You have, in The Lord Of The Rings movie, some “holy shit” moments. I’m curious if you have any “holy shit” moments in the second Hobbit movie.
BLOOM: Yes. One of the great things about the character is the “holy shit” moments, so I would hope that the audience will certainly appreciate a couple of those “holy shit” moments. Pete’s very conscious and we’ve been working on things for that purpose. Yeah, there’s some cool beats. There’s some cool beats. We did one the other day.
Did you have to retrain much for this? Is it all like getting on an old bike, and it just comes back?

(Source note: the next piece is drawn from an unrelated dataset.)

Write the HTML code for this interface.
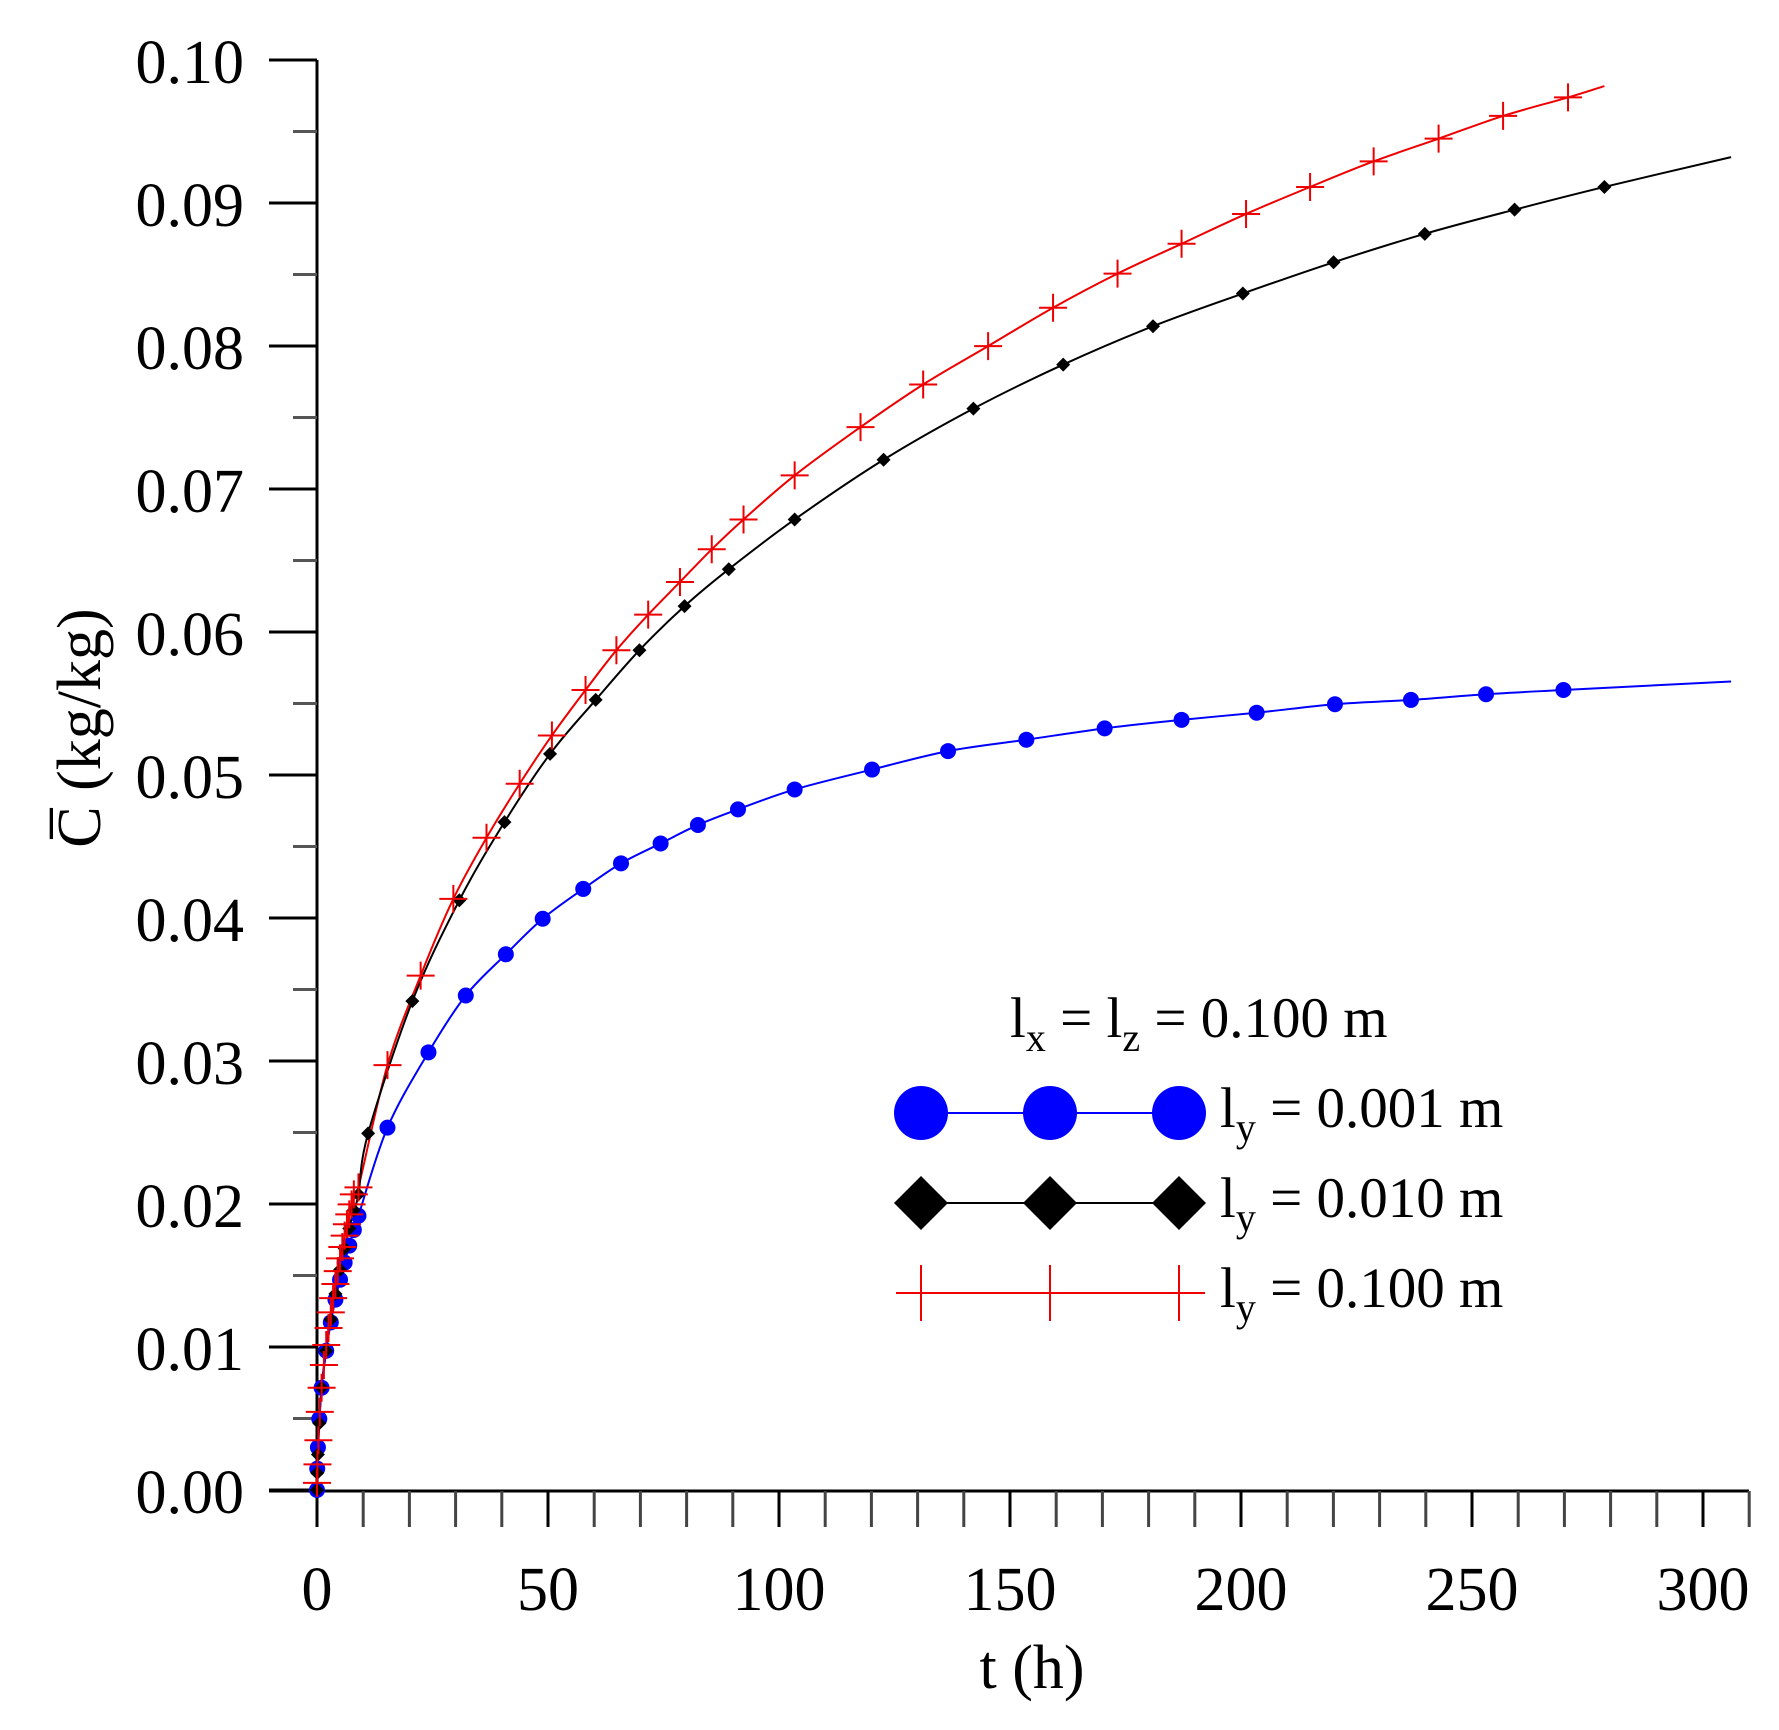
<!DOCTYPE html>
<html><head><meta charset="utf-8"><style>
html,body{margin:0;padding:0;background:#fff}
svg{display:block}
text{font-family:"Liberation Serif",serif;fill:#000}
</style></head><body>
<svg id="s" width="1779" height="1730" viewBox="0 0 1779 1730" xmlns="http://www.w3.org/2000/svg">
<g id="axes" stroke="#000" stroke-width="3" fill="none"></g>
<g font-size="62" text-anchor="end">
<text x="244" y="83">0.10</text><text x="244" y="226">0.09</text><text x="244" y="369">0.08</text>
<text x="244" y="512">0.07</text><text x="244" y="655">0.06</text><text x="244" y="798">0.05</text>
<text x="244" y="941">0.04</text><text x="244" y="1084">0.03</text><text x="244" y="1227">0.02</text>
<text x="244" y="1370">0.01</text><text x="244" y="1513">0.00</text>
</g>
<g font-size="62" text-anchor="middle">
<text x="317" y="1610">0</text><text x="548" y="1610">50</text><text x="779" y="1610">100</text>
<text x="1010" y="1610">150</text><text x="1241" y="1610">200</text><text x="1472" y="1610">250</text>
<text x="1703" y="1610">300</text>
<text x="1032" y="1688">t (h)</text>
<text transform="translate(100,728) rotate(-90)">C̅ (kg/kg)</text>
</g>
<g id="series"></g>
<g font-size="57">
<text x="1010" y="1037">l<tspan font-size="40" dy="14">x</tspan><tspan dy="-14"> = l</tspan><tspan font-size="40" dy="14">z</tspan><tspan dy="-14"> = 0.100 m</tspan></text>
<text x="1220" y="1127">l<tspan font-size="40" dy="14">y</tspan><tspan dy="-14"> = 0.001 m</tspan></text>
<text x="1220" y="1217">l<tspan font-size="40" dy="14">y</tspan><tspan dy="-14"> = 0.010 m</tspan></text>
<text x="1220" y="1307">l<tspan font-size="40" dy="14">y</tspan><tspan dy="-14"> = 0.100 m</tspan></text>
</g>
<g>
<line x1="921" y1="1113" x2="1179" y2="1113" stroke="#00f" stroke-width="2"/>
<circle cx="921" cy="1113" r="27" fill="#00f"/><circle cx="1050" cy="1113" r="27" fill="#00f"/><circle cx="1179" cy="1113" r="27" fill="#00f"/>
<line x1="921" y1="1203" x2="1179" y2="1203" stroke="#000" stroke-width="2"/>
<path d="M894 1203 L921 1176 L948 1203 L921 1230Z M1023 1203 L1050 1176 L1077 1203 L1050 1230Z M1152 1203 L1179 1176 L1206 1203 L1179 1230Z" fill="#000"/>
<path d="M896 1293 H1205 M921 1265 V1321 M1050 1265 V1321 M1179 1265 V1321" stroke="#e00" stroke-width="2" fill="none"/>
</g>
</svg>
<script>
var NS="http://www.w3.org/2000/svg";
function X(t){return 317+t*0.997*4.62}
function Y(c){return 1490-c*0.9937*14300}
function XA(t){return 317+t*4.62}
var ax=document.getElementById('axes');
function ln(x1,y1,x2,y2,c){var l=document.createElementNS(NS,'line');l.setAttribute('x1',x1);l.setAttribute('y1',y1);l.setAttribute('x2',x2);l.setAttribute('y2',y2);if(c)l.setAttribute('stroke',c);ax.appendChild(l);}
ln(317,60,317,1491);ln(269,1491,1749,1491);
for(var i=0;i<=20;i++){var y=60+i*71.5;ln(i%2?293:269,y,317,y,i%2?'#555':null);}
for(var t=0;t<=310;t+=10){var x=XA(t);ln(x,1491,x,1527,(t%50)?'#444':null);}
var blue=[[0,0],[0.05,0.0015],[0.2,0.003],[0.5,0.005],[1,0.0072],[2,0.0098],[3,0.0118],[4,0.0134],[5,0.0148],[6,0.016],[7,0.0172],[8,0.0183],[9,0.0193],[15.3,0.0255],[24.2,0.0308],[32.3,0.0348],[41,0.0377],[49,0.0402],[57.8,0.0423],[66,0.0441],[74.6,0.0455],[82.7,0.0468],[91.4,0.0479],[103.7,0.0493],[120.5,0.0507],[137,0.052],[154,0.0528],[171,0.0536],[187.7,0.0542],[204,0.0547],[221,0.0553],[237.5,0.0556],[253.8,0.056],[270.6,0.0563],[307,0.0569]];
var black=[[0,0],[0.05,0.0012],[0.2,0.0025],[0.5,0.0047],[1,0.0072],[2,0.0098],[3,0.012],[4,0.0138],[5,0.0155],[6,0.017],[7,0.0184],[8,0.0197],[9,0.0208],[11.1,0.0251],[20.7,0.0344],[30.9,0.0415],[40.7,0.047],[50.6,0.0518],[60.5,0.0556],[70,0.0591],[79.8,0.0622],[89.4,0.0648],[103.7,0.0683],[123,0.0725],[142.5,0.0761],[162,0.0792],[181.5,0.0819],[201,0.0842],[220.7,0.0864],[240.5,0.0884],[260,0.0901],[279.5,0.0917],[307,0.0938]];
var red=[[0,0.0005],[0.1,0.0018],[0.3,0.0035],[0.6,0.0055],[1,0.0072],[1.5,0.0088],[2,0.0102],[2.5,0.0114],[3,0.0125],[3.5,0.0135],[4,0.0145],[4.5,0.0154],[5,0.0163],[5.5,0.0171],[6,0.0179],[6.5,0.0187],[7,0.0194],[7.5,0.0201],[8,0.0208],[9,0.0213],[15.3,0.0299],[22.5,0.0362],[29.6,0.0416],[36.8,0.0459],[44,0.0497],[51,0.0531],[58.3,0.0563],[65,0.0591],[71.9,0.0616],[78.8,0.0639],[85.7,0.0662],[92.6,0.0683],[103.7,0.0714],[118,0.0748],[131.6,0.0778],[145.7,0.0805],[159.8,0.0832],[173.8,0.0856],[187.7,0.0877],[201.7,0.0898],[215.6,0.0917],[229.4,0.0935],[243.5,0.0951],[257.5,0.0967],[271.6,0.098],[279.5,0.0988]];
var g=document.getElementById('series');
function path(d,col){var p=document.createElementNS(NS,'path');var pts=d.map(function(a){return [X(a[0]),Y(a[1])]});
var s='M'+pts[0][0]+' '+pts[0][1];for(var i=0;i<pts.length-1;i++){var p0=pts[Math.max(0,i-1)],p1=pts[i],p2=pts[i+1],p3=pts[Math.min(pts.length-1,i+2)];
s+=' C'+(p1[0]+(p2[0]-p0[0])/6)+' '+(p1[1]+(p2[1]-p0[1])/6)+' '+(p2[0]-(p3[0]-p1[0])/6)+' '+(p2[1]-(p3[1]-p1[1])/6)+' '+p2[0]+' '+p2[1];}
p.setAttribute('d',s);p.setAttribute('fill','none');p.setAttribute('stroke',col);p.setAttribute('stroke-width','2');g.appendChild(p);}
function el(tag,attrs){var e=document.createElementNS(NS,tag);for(var k in attrs)e.setAttribute(k,attrs[k]);g.appendChild(e);}
path(red,'#e00');path(black,'#000');path(blue,'#00f');
blue.slice(0,-1).forEach(function(a){el('circle',{cx:X(a[0]),cy:Y(a[1]),r:8,fill:'#00f'})});
black.slice(0,-1).forEach(function(a){var x=X(a[0]),y=Y(a[1]);el('path',{d:'M'+(x-7)+' '+y+'L'+x+' '+(y-7)+'L'+(x+7)+' '+y+'L'+x+' '+(y+7)+'Z',fill:'#000'})});
red.slice(0,-1).forEach(function(a){var x=X(a[0]),y=Y(a[1]);el('path',{d:'M'+(x-14)+' '+y+'H'+(x+14)+'M'+x+' '+(y-14)+'V'+(y+14),stroke:'#e00','stroke-width':2,fill:'none'})});
</script>
</body></html>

BLOOM: No, I did. I came in early and it was a pleasurable thing to do. It’s a really great character to be in the middle of. I got back in to some of the Elven movement things and the physicality of the character which is very different from– Ten years on your human body, how your human body behaves. And it was useful for me to go back and look at the Elven dialect and movement and to go back and do the archery and get my eye back in for all of those things. It was a really great enjoyable part of embracing the character again for this, so yeah.
BLOOM: To be honest we’ve got some formidable actors on this movie, all of whom have actually been here a lot longer than I have in truth. They were shooting the dwarves and all of those things, that world was shooting a lot longer, so they were all much more comfortable with being on set and stuff. There’s always that period before you ever go on to a movie where you just want to get one in the can, and once you got one in the can, then you’re like, “Okay, I’m good to go.” So I wouldn’t say that’s been the case, and it’s also very different.
I have almost the exact opposite of that question. Have you had any scenes with some of the original cast members from the original trilogy, for example Ian McKellen, have you been working with him at all?
BLOOM: Not as yet. But I believe there are plans afoot, so yeah, but not as yet, no.
Any dwarf tossing like in the last trilogy?
BLOOM: There’s some fun other dwarf moments coming up. I don’t want to give too much away, but there will be some fun interaction. It is different though, because as it was pointed out earlier, the relationship– The friendship that grew out of the relationship between Legolas and Gimli grew over a three movie period. I’m more seeing the dwarves as I would have seen them prior to going in to the Council of Elrond, which is full of disdain for what I, fundamentally as an Elf, believe their purpose is in life. There’s not the same sort of thing, but there’s definitely some jibes and moments that are good.
Even sillier question, have you seen The Avengers yet, and did you like the Legolas shout out in there?
BLOOM: Oh, man, I have not seen it! I was going to see it last night, funnily enough. I didn’t get to see it. There’s a Legolas shout out? That’s amazing. I really want to see it. I hear it’s very, very good. It’s amazing. Oh, that’s cool, really? That’s awesome. Good.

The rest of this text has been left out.